§ **What the task asks**
Your task is to transcribe all of the data below exactly, omitting the images.

§ **Stored rows**
[start]

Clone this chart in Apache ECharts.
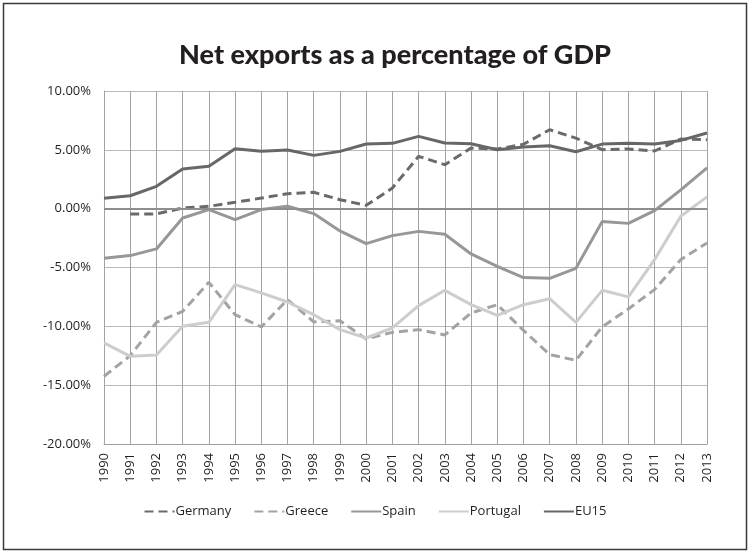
<!DOCTYPE html>
<html>
<head>
<meta charset="utf-8">
<script src="https://cdn.jsdelivr.net/npm/echarts@6/dist/echarts.min.js"></script>
<style>
  html, body { margin: 0; padding: 0; background: #fff; }
  #chart { width: 750px; height: 553px; }
</style>
</head>
<body>
<div id="chart"></div>
<script>
// Net exports as a share of GDP, in percent
var years = ['1990','1991','1992','1993','1994','1995','1996','1997','1998','1999','2000','2001',
             '2002','2003','2004','2005','2006','2007','2008','2009','2010','2011','2012','2013'];

var germany  = [null, -0.45, -0.45, 0.06, 0.2, 0.54, 0.9, 1.27, 1.39, 0.76, 0.28, 1.76,
                4.45, 3.74, 5.15, 5.07, 5.47, 6.71, 6.0, 5.01, 5.07, 4.9, 5.92, 5.86];
var greece   = [-14.25, -12.49, -9.66, -8.73, -6.26, -9.01, -10.05, -7.73, -9.63, -9.52, -11.07, -10.51,
                -10.28, -10.73, -8.86, -8.16, -10.34, -12.4, -12.89, -10.05, -8.52, -6.88, -4.33, -2.91];
var spain    = [-4.22, -3.99, -3.42, -0.79, -0.08, -0.93, -0.08, 0.2, -0.42, -1.89, -2.97, -2.29,
                -1.93, -2.18, -3.85, -4.9, -5.86, -5.92, -5.07, -1.1, -1.25, -0.17, 1.6, 3.46];
var portugal = [-11.41, -12.55, -12.43, -10.0, -9.66, -6.46, -7.16, -7.93, -9.01, -10.28, -10.99, -10.14,
                -8.24, -6.94, -8.16, -9.07, -8.16, -7.65, -9.66, -6.94, -7.5, -4.33, -0.65, 1.0];
var eu15     = [0.88, 1.1, 1.9, 3.37, 3.6, 5.1, 4.87, 4.98, 4.53, 4.87, 5.5, 5.55,
                6.14, 5.58, 5.52, 5.01, 5.24, 5.35, 4.84, 5.49, 5.55, 5.49, 5.8, 6.43];

var FONT = 'Open Sans';

function lineSeries(name, data, color, dashed) {
  return {
    name: name,
    type: 'line',
    data: data,
    symbol: 'none',
    connectNulls: false,
    lineStyle: { color: color, width: 3, type: dashed ? [9, 5] : 'solid', cap: 'butt' },
    itemStyle: { color: color },
    emphasis: { disabled: true },
    animation: false
  };
}

var series = [
  lineSeries('Germany', germany, '#6a6a6a', true),
  lineSeries('Greece', greece, '#a3a3a3', true),
  lineSeries('Spain', spain, '#979797', false),
  lineSeries('Portugal', portugal, '#cdcdcd', false),
  lineSeries('EU15', eu15, '#676767', false)
];

// zero reference line, drawn beneath the data lines
series.unshift({
  type: 'line',
  data: [],
  silent: true,
  animation: false,
  markLine: {
    silent: true,
    symbol: 'none',
    label: { show: false },
    lineStyle: { color: '#8e8e8e', width: 2, type: 'solid' },
    data: [{ yAxis: 0 }]
  }
});

var chart = echarts.init(document.getElementById('chart'), null, { renderer: 'canvas' });
chart.setOption({
  backgroundColor: '#fff',
  animation: false,
  title: {
    text: 'Net exports as a percentage of GDP',
    left: 390,
    top: 37,
    textAlign: 'center',
    textStyle: { fontFamily: 'Lato', fontWeight: 900, fontSize: 27, color: '#231f20' }
  },
  grid: { left: 104, right: 43, top: 91, bottom: 109, containLabel: false },
  legend: {
    data: ['Germany', 'Greece', 'Spain', 'Portugal', 'EU15'],
    left: 'center',
    top: 500,
    width: 700,
    itemWidth: 30,
    itemHeight: 14,
    itemGap: 22,
    itemStyle: { opacity: 0 },
    textStyle: { fontFamily: FONT, fontSize: 13, color: '#231f20', padding: [0, 0, 0, -4] }
  },
  xAxis: {
    type: 'category',
    data: years,
    boundaryGap: false,
    axisLine: { onZero: false, lineStyle: { color: '#a0a0a0', width: 1 } },
    axisTick: { show: false },
    axisLabel: { rotate: 90, margin: 9, fontFamily: FONT, fontSize: 13, color: '#231f20', interval: 0 },
    splitLine: { show: true, interval: 0, lineStyle: { color: '#a3a3a3', width: 1 } }
  },
  yAxis: {
    type: 'value',
    min: -20,
    max: 10,
    interval: 5,
    axisLine: { show: true, lineStyle: { color: '#a3a3a3', width: 1 } },
    axisTick: { show: false },
    axisLabel: {
      margin: 13,
      fontFamily: FONT,
      fontSize: 13,
      color: '#231f20',
      formatter: function (v) { return v.toFixed(2) + '%'; }
    },
    splitLine: { show: true, lineStyle: { color: '#b9b9b9', width: 1 } }
  },
  graphic: [{
    type: 'rect',
    shape: { x: 3.5, y: 3.5, width: 743, height: 546 },
    style: { fill: null, stroke: '#3a3a3a', lineWidth: 1.5 },
    silent: true
  }],
  series: series
});
</script>
</body>
</html>
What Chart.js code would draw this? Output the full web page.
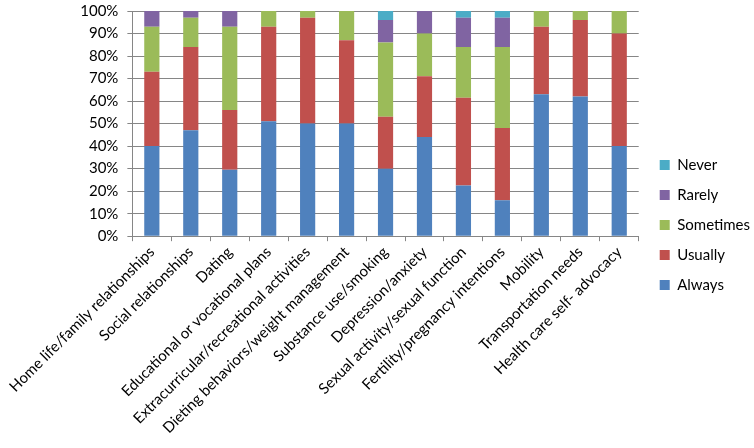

[end]

§ **Completed task**
Clone this chart in Apache ECharts.
<!DOCTYPE html>
<html>
<head>
<meta charset="utf-8">
<script src="https://cdn.jsdelivr.net/npm/echarts@6/dist/echarts.min.js"></script>
<style>
  html, body { margin: 0; padding: 0; background: #fff; }
  #chart { width: 750px; height: 553px; }
</style>
</head>
<body>
<div id="chart"></div>
<script>
// Net exports as a share of GDP, in percent
var years = ['1990','1991','1992','1993','1994','1995','1996','1997','1998','1999','2000','2001',
             '2002','2003','2004','2005','2006','2007','2008','2009','2010','2011','2012','2013'];

var germany  = [null, -0.45, -0.45, 0.06, 0.2, 0.54, 0.9, 1.27, 1.39, 0.76, 0.28, 1.76,
                4.45, 3.74, 5.15, 5.07, 5.47, 6.71, 6.0, 5.01, 5.07, 4.9, 5.92, 5.86];
var greece   = [-14.25, -12.49, -9.66, -8.73, -6.26, -9.01, -10.05, -7.73, -9.63, -9.52, -11.07, -10.51,
                -10.28, -10.73, -8.86, -8.16, -10.34, -12.4, -12.89, -10.05, -8.52, -6.88, -4.33, -2.91];
var spain    = [-4.22, -3.99, -3.42, -0.79, -0.08, -0.93, -0.08, 0.2, -0.42, -1.89, -2.97, -2.29,
                -1.93, -2.18, -3.85, -4.9, -5.86, -5.92, -5.07, -1.1, -1.25, -0.17, 1.6, 3.46];
var portugal = [-11.41, -12.55, -12.43, -10.0, -9.66, -6.46, -7.16, -7.93, -9.01, -10.28, -10.99, -10.14,
                -8.24, -6.94, -8.16, -9.07, -8.16, -7.65, -9.66, -6.94, -7.5, -4.33, -0.65, 1.0];
var eu15     = [0.88, 1.1, 1.9, 3.37, 3.6, 5.1, 4.87, 4.98, 4.53, 4.87, 5.5, 5.55,
                6.14, 5.58, 5.52, 5.01, 5.24, 5.35, 4.84, 5.49, 5.55, 5.49, 5.8, 6.43];

var FONT = 'Open Sans';

function lineSeries(name, data, color, dashed) {
  return {
    name: name,
    type: 'line',
    data: data,
    symbol: 'none',
    connectNulls: false,
    lineStyle: { color: color, width: 3, type: dashed ? [9, 5] : 'solid', cap: 'butt' },
    itemStyle: { color: color },
    emphasis: { disabled: true },
    animation: false
  };
}

var series = [
  lineSeries('Germany', germany, '#6a6a6a', true),
  lineSeries('Greece', greece, '#a3a3a3', true),
  lineSeries('Spain', spain, '#979797', false),
  lineSeries('Portugal', portugal, '#cdcdcd', false),
  lineSeries('EU15', eu15, '#676767', false)
];

// zero reference line, drawn beneath the data lines
series.unshift({
  type: 'line',
  data: [],
  silent: true,
  animation: false,
  markLine: {
    silent: true,
    symbol: 'none',
    label: { show: false },
    lineStyle: { color: '#8e8e8e', width: 2, type: 'solid' },
    data: [{ yAxis: 0 }]
  }
});

var chart = echarts.init(document.getElementById('chart'), null, { renderer: 'canvas' });
chart.setOption({
  backgroundColor: '#fff',
  animation: false,
  title: {
    text: 'Net exports as a percentage of GDP',
    left: 390,
    top: 37,
    textAlign: 'center',
    textStyle: { fontFamily: 'Lato', fontWeight: 900, fontSize: 27, color: '#231f20' }
  },
  grid: { left: 104, right: 43, top: 91, bottom: 109, containLabel: false },
  legend: {
    data: ['Germany', 'Greece', 'Spain', 'Portugal', 'EU15'],
    left: 'center',
    top: 500,
    width: 700,
    itemWidth: 30,
    itemHeight: 14,
    itemGap: 22,
    itemStyle: { opacity: 0 },
    textStyle: { fontFamily: FONT, fontSize: 13, color: '#231f20', padding: [0, 0, 0, -4] }
  },
  xAxis: {
    type: 'category',
    data: years,
    boundaryGap: false,
    axisLine: { onZero: false, lineStyle: { color: '#a0a0a0', width: 1 } },
    axisTick: { show: false },
    axisLabel: { rotate: 90, margin: 9, fontFamily: FONT, fontSize: 13, color: '#231f20', interval: 0 },
    splitLine: { show: true, interval: 0, lineStyle: { color: '#a3a3a3', width: 1 } }
  },
  yAxis: {
    type: 'value',
    min: -20,
    max: 10,
    interval: 5,
    axisLine: { show: true, lineStyle: { color: '#a3a3a3', width: 1 } },
    axisTick: { show: false },
    axisLabel: {
      margin: 13,
      fontFamily: FONT,
      fontSize: 13,
      color: '#231f20',
      formatter: function (v) { return v.toFixed(2) + '%'; }
    },
    splitLine: { show: true, lineStyle: { color: '#b9b9b9', width: 1 } }
  },
  graphic: [{
    type: 'rect',
    shape: { x: 3.5, y: 3.5, width: 743, height: 546 },
    style: { fill: null, stroke: '#3a3a3a', lineWidth: 1.5 },
    silent: true
  }],
  series: series
});
</script>
</body>
</html>
What Chart.js code would draw this? Output the full web page.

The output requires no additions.